The Government cites us to Simms v. Commissioner, 90 U.S.App.D.C. 322, 196 F.2d 238, in which a fireman in the District of Columbia was retired for age in 1942. In 1948, the Board of Commissioners of the District by an order recited that at the time of retirement the fireman was suffering from physical disabilities incurred in the line of duty to such an extent that had he not been retired for age he could have been retired for physical disability. The fireman claimed that his retired pay was exempt from income tax. The court held it was not, pointing out that there had been no determination by the Commissioners as to the extent of disability as a basis for fixing an amount of relief for disability.

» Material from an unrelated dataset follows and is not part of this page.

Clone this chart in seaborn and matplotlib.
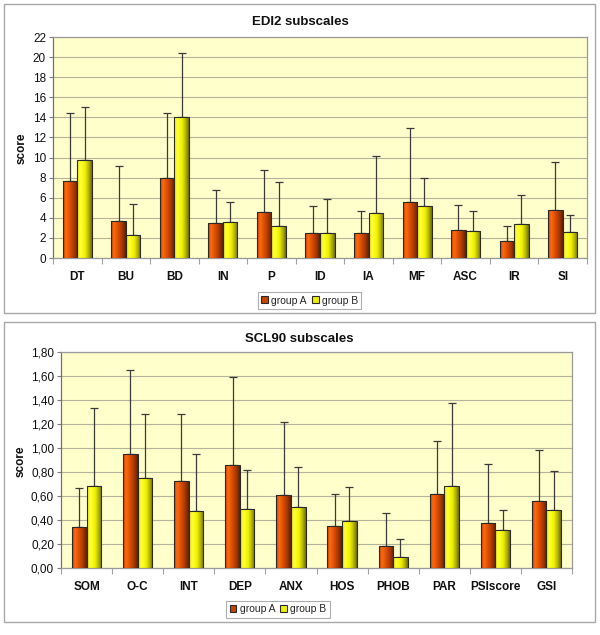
import numpy as np
import pandas as pd
import matplotlib
matplotlib.use("Agg")
import matplotlib.pyplot as plt
import seaborn as sns
from matplotlib.patches import Rectangle
from matplotlib.ticker import FuncFormatter, FixedLocator

# ---------------- data ----------------
edi_cats = ["DT", "BU", "BD", "IN", "P", "ID", "IA", "MF", "ASC", "IR", "SI"]
edi_a_mean = [7.66, 3.68, 7.99, 3.48, 4.61, 2.52, 2.45, 5.54, 2.79, 1.69, 4.74]
edi_a_sd = [6.74, 5.47, 6.41, 3.25, 4.11, 2.62, 2.19, 7.40, 2.45, 1.46, 4.78]
edi_b_mean = [9.72, 2.29, 14.0, 3.55, 3.15, 2.52, 4.44, 5.14, 2.72, 3.42, 2.55]
edi_b_sd = [5.33, 3.11, 6.37, 2.02, 4.38, 3.32, 5.71, 2.79, 1.96, 2.85, 1.70]

scl_cats = ["SOM", "O-C", "INT", "DEP", "ANX", "HOS", "PHOB", "PAR", "PSIscore", "GSI"]
scl_a_mean = [0.339, 0.947, 0.725, 0.858, 0.608, 0.353, 0.186, 0.614, 0.375, 0.556]
scl_a_sd = [0.328, 0.700, 0.561, 0.734, 0.609, 0.261, 0.272, 0.447, 0.492, 0.425]
scl_b_mean = [0.683, 0.750, 0.475, 0.492, 0.511, 0.394, 0.092, 0.683, 0.314, 0.486]
scl_b_sd = [0.650, 0.536, 0.475, 0.325, 0.328, 0.284, 0.150, 0.692, 0.172, 0.322]

groups = ["group A", "group B"]
edi_yticks = list(range(0, 23, 2))
scl_yticks = [0.0, 0.2, 0.4, 0.6, 0.8, 1.0, 1.2, 1.4, 1.6, 1.8]

# ---------------- style ----------------
sns.set_theme(style="white")
plt.rcParams["font.family"] = ["Liberation Sans", "DejaVu Sans"]

W, H = 600, 635
fig = plt.figure(figsize=(6.0, 6.35), dpi=100)
fig.patch.set_facecolor("white")

def px_rect(x0, y0, x1, y1):
    return [x0 / W, 1 - y1 / H, (x1 - x0) / W, (y1 - y0) / H]

# panel borders
for (x0, y0, x1, y1) in [(4, 4, 595, 313), (4, 322, 595, 622)]:
    fig.patches.append(Rectangle((x0 / W, 1 - y1 / H), (x1 - x0) / W, (y1 - y0) / H,
                                 transform=fig.transFigure, fill=False,
                                 edgecolor="#a8a8a8", linewidth=1.0, zorder=0))

colA = ["#c04000", "#ff6a10", "#d84c00", "#983400", "#5e2000"]
colB = ["#ecec30", "#ffff30", "#f0f000", "#b0b000", "#6e6e00"]
grad_cmaps = {
    "group A": matplotlib.colors.LinearSegmentedColormap.from_list(
        "gA", list(zip([0, 0.2, 0.5, 0.8, 1.0], colA))),
    "group B": matplotlib.colors.LinearSegmentedColormap.from_list(
        "gB", list(zip([0, 0.25, 0.55, 0.8, 1.0], colB))),
}


def draw_panel(rect, cats, a_mean, a_sd, b_mean, b_sd, ylim, yticks, fmt,
               barwidth, title, title_xy, ylabel_xy, legend_xy):
    ax = fig.add_axes(px_rect(*rect))
    df = pd.DataFrame({
        "cat": cats * 2,
        "val": list(a_mean) + list(b_mean),
        "group": [groups[0]] * len(cats) + [groups[1]] * len(cats),
    })
    sns.barplot(data=df, x="cat", y="val", hue="group", order=cats,
                hue_order=groups, errorbar=None, width=barwidth,
                palette={"group A": "#e05000", "group B": "#f0f000"},
                edgecolor="#2a2a2a", linewidth=0.8, ax=ax, zorder=3)
    ax.set_facecolor("#ffffcc")
    n = len(cats)
    ax.set_xlim(-0.5, n - 0.5)
    ax.set_ylim(*ylim)

    grad = np.linspace(0, 1, 64).reshape(1, -1)
    sds = [a_sd, b_sd]
    for gi, cont in enumerate(ax.containers[:2]):
        xs, ys = [], []
        for bar in cont:
            x0, w, h = bar.get_x(), bar.get_width(), bar.get_height()
            im = ax.imshow(grad, extent=[x0, x0 + w, 0, h], aspect="auto",
                           cmap=grad_cmaps[groups[gi]], zorder=3.5,
                           interpolation="bilinear")
            im.set_clip_path(bar)
            bar.set_facecolor("none")
            bar.set_zorder(4)
            xs.append(x0 + w / 2)
            ys.append(h)
        ys = np.array(ys)
        ax.errorbar(xs, ys, yerr=[np.zeros_like(ys), np.array(sds[gi])],
                    fmt="none", ecolor="#3a3a3a", elinewidth=0.9,
                    capsize=2.8, capthick=0.9, zorder=2.5)
    ax.set_xlim(-0.5, n - 0.5)
    ax.set_ylim(*ylim)
    ax.set_aspect("auto")

    ax.set_yticks(yticks)
    ax.yaxis.set_major_formatter(FuncFormatter(fmt))
    ax.yaxis.grid(True, color="#b4b49a", linewidth=0.8, zorder=1)
    ax.set_axisbelow(True)
    ax.tick_params(axis="y", which="major", left=True, length=3, width=0.8,
                   color="#808080", labelsize=8.5, pad=2, labelcolor="#111111")
    ax.xaxis.set_minor_locator(FixedLocator(np.arange(-0.5, n, 1.0)))
    ax.tick_params(axis="x", which="major", bottom=False, length=0,
                   labelsize=8.5, pad=9, labelcolor="#111111")
    ax.tick_params(axis="x", which="minor", bottom=True, length=4, width=0.8,
                   color="#a0a0a0")
    for lab in ax.get_xticklabels():
        lab.set_fontweight("bold")
    for s in ["top", "right", "bottom"]:
        ax.spines[s].set_color("#9a9a9a")
        ax.spines[s].set_linewidth(0.9)
    ax.spines["left"].set_color("#707070")
    ax.spines["left"].set_linewidth(0.9)
    ax.set_xlabel("")
    ax.set_ylabel("")
    ax.get_legend().remove()

    fig.text(title_xy[0] / W, 1 - title_xy[1] / H, title, ha="center",
             va="center", fontsize=9.5, fontweight="bold", color="#111111")
    fig.text(ylabel_xy[0] / W, 1 - ylabel_xy[1] / H, "score", ha="center",
             va="center", rotation=90, fontsize=8.5, fontweight="bold",
             color="#111111")

    handles = [Rectangle((0, 0), 1, 1, facecolor="#c84400", edgecolor="#2a2a2a", lw=0.8),
               Rectangle((0, 0), 1, 1, facecolor="#f0f000", edgecolor="#2a2a2a", lw=0.8)]
    leg = fig.legend(handles, groups, loc="center",
                     bbox_to_anchor=(legend_xy[0] / W, 1 - legend_xy[1] / H),
                     ncol=2, fontsize=7.5, frameon=True, fancybox=False,
                     handlelength=0.65, handleheight=0.65, handletextpad=0.3,
                     columnspacing=0.5, borderpad=0.35, borderaxespad=0)
    leg.get_frame().set_edgecolor("#9a9a9a")
    leg.get_frame().set_linewidth(0.8)
    return ax


draw_panel((53, 37, 587, 258), edi_cats, edi_a_mean, edi_a_sd, edi_b_mean, edi_b_sd,
           (0, 22), edi_yticks, lambda v, p: f"{v:.0f}", 0.6,
           "EDI2 subscales", (300, 22), (22, 148), (309.5, 300.5))

draw_panel((61, 352, 572, 568), scl_cats, scl_a_mean, scl_a_sd, scl_b_mean, scl_b_sd,
           (0, 1.8), scl_yticks, lambda v, p: f"{v:.2f}".replace(".", ","), 0.57,
           "SCL90 subscales", (299, 339), (21, 461), (278, 609.5))

fig.savefig("out.png", dpi=100, facecolor="white")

That would seem to have disposed of the case. The court, also, however, expressed itself as unwilling to treat any payment not formally made as a payment for disability as if it were such. The Tax Court of the United States in Scarce v. Commissioner, 17 T.C. 830, and in Elmer D. Pangburn, 13 T.C. 169, seems to have taken a similar view. To whatever extent the reasoning in those cases is not compatible with the views expressed in this opinion, we respectfully disagree with them.1

The plaintiff is entitled to recover, with interest according to law. Entry of judgment will be suspended to await the filing by the parties of a stipulation showing the amount due the plaintiff, in accordance with the foregoing opinion and the following findings of fact.

It is so ordered.

JONES, Chief Judge, and LITTLETON, Judge, concur.

WHITAKER, Judge (dissenting).

It seems to me plaintiff chose a course which he must have known would deprive him of the tax exemption he now claims. If he did not know this course would have this result, his ignorance, according to a familiar maxim, does not excuse him. His motive was no doubt a patriotic one, but I think he must abide by the consequences of what he did.